▶ [What this task involves]: Can you output, word for word, the lines between the one holding "Write a LaTeX" and the one holding "(cat) [concept] at", inclusive, leaving out any pictures?

▶ [Record extracts]:
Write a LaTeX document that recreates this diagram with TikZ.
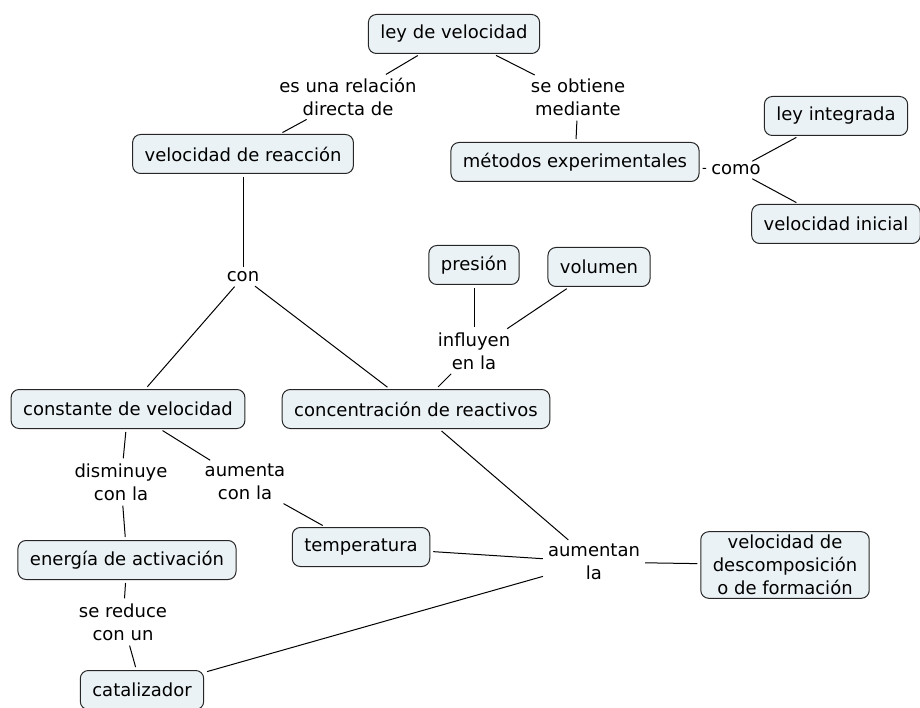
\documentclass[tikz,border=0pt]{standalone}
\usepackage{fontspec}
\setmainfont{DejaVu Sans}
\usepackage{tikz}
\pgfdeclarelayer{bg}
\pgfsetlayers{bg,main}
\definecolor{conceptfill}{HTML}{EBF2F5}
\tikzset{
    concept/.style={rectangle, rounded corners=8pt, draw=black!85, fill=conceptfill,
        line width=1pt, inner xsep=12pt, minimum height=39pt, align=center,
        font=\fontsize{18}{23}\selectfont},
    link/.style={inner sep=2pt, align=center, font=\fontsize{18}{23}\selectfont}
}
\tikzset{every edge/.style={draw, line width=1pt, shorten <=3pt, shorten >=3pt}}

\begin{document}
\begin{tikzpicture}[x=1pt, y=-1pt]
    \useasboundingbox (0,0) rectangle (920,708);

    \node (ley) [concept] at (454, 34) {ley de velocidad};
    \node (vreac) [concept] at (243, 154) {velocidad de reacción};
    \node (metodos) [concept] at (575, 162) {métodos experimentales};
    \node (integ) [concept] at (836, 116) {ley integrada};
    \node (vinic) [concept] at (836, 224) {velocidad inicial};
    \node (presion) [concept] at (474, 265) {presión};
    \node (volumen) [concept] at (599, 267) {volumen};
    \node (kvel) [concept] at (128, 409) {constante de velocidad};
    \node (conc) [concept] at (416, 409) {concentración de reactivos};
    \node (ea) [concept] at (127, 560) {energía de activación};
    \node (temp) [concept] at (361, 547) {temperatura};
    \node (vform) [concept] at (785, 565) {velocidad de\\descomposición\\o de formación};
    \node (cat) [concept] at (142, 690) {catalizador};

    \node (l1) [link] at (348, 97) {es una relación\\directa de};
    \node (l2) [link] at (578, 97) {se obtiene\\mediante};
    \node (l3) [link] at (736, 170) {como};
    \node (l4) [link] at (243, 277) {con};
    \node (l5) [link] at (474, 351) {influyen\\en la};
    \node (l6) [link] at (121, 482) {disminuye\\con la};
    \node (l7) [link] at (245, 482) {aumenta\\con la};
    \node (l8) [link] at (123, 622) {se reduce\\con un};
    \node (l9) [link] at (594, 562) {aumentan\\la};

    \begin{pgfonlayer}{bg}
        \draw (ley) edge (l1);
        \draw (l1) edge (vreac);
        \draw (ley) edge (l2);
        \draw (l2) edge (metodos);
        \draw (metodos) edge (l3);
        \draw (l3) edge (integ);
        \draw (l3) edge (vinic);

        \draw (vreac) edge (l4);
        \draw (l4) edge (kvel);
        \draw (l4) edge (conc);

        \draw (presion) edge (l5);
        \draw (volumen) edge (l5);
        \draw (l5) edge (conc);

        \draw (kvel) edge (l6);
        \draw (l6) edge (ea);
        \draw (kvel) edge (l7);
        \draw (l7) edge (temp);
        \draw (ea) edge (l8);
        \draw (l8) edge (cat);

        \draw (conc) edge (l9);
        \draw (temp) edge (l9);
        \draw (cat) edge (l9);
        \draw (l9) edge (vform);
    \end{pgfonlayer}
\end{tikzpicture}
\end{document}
...
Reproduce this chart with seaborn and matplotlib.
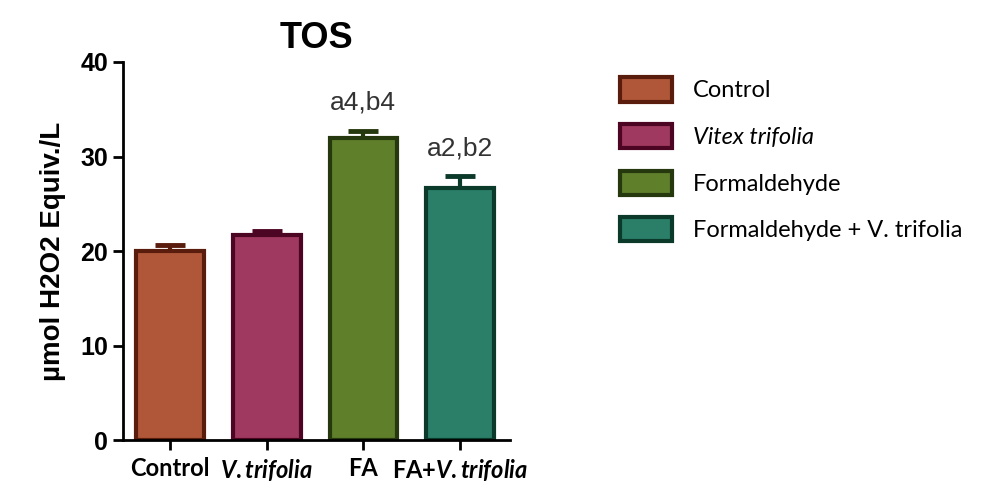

▶ [Answer for the task]:
Write a LaTeX document that recreates this diagram with TikZ.
\documentclass[tikz,border=0pt]{standalone}
\usepackage{fontspec}
\setmainfont{DejaVu Sans}
\usepackage{tikz}
\pgfdeclarelayer{bg}
\pgfsetlayers{bg,main}
\definecolor{conceptfill}{HTML}{EBF2F5}
\tikzset{
    concept/.style={rectangle, rounded corners=8pt, draw=black!85, fill=conceptfill,
        line width=1pt, inner xsep=12pt, minimum height=39pt, align=center,
        font=\fontsize{18}{23}\selectfont},
    link/.style={inner sep=2pt, align=center, font=\fontsize{18}{23}\selectfont}
}
\tikzset{every edge/.style={draw, line width=1pt, shorten <=3pt, shorten >=3pt}}

\begin{document}
\begin{tikzpicture}[x=1pt, y=-1pt]
    \useasboundingbox (0,0) rectangle (920,708);

    \node (ley) [concept] at (454, 34) {ley de velocidad};
    \node (vreac) [concept] at (243, 154) {velocidad de reacción};
    \node (metodos) [concept] at (575, 162) {métodos experimentales};
    \node (integ) [concept] at (836, 116) {ley integrada};
    \node (vinic) [concept] at (836, 224) {velocidad inicial};
    \node (presion) [concept] at (474, 265) {presión};
    \node (volumen) [concept] at (599, 267) {volumen};
    \node (kvel) [concept] at (128, 409) {constante de velocidad};
    \node (conc) [concept] at (416, 409) {concentración de reactivos};
    \node (ea) [concept] at (127, 560) {energía de activación};
    \node (temp) [concept] at (361, 547) {temperatura};
    \node (vform) [concept] at (785, 565) {velocidad de\\descomposición\\o de formación};
    \node (cat) [concept] at (142, 690) {catalizador};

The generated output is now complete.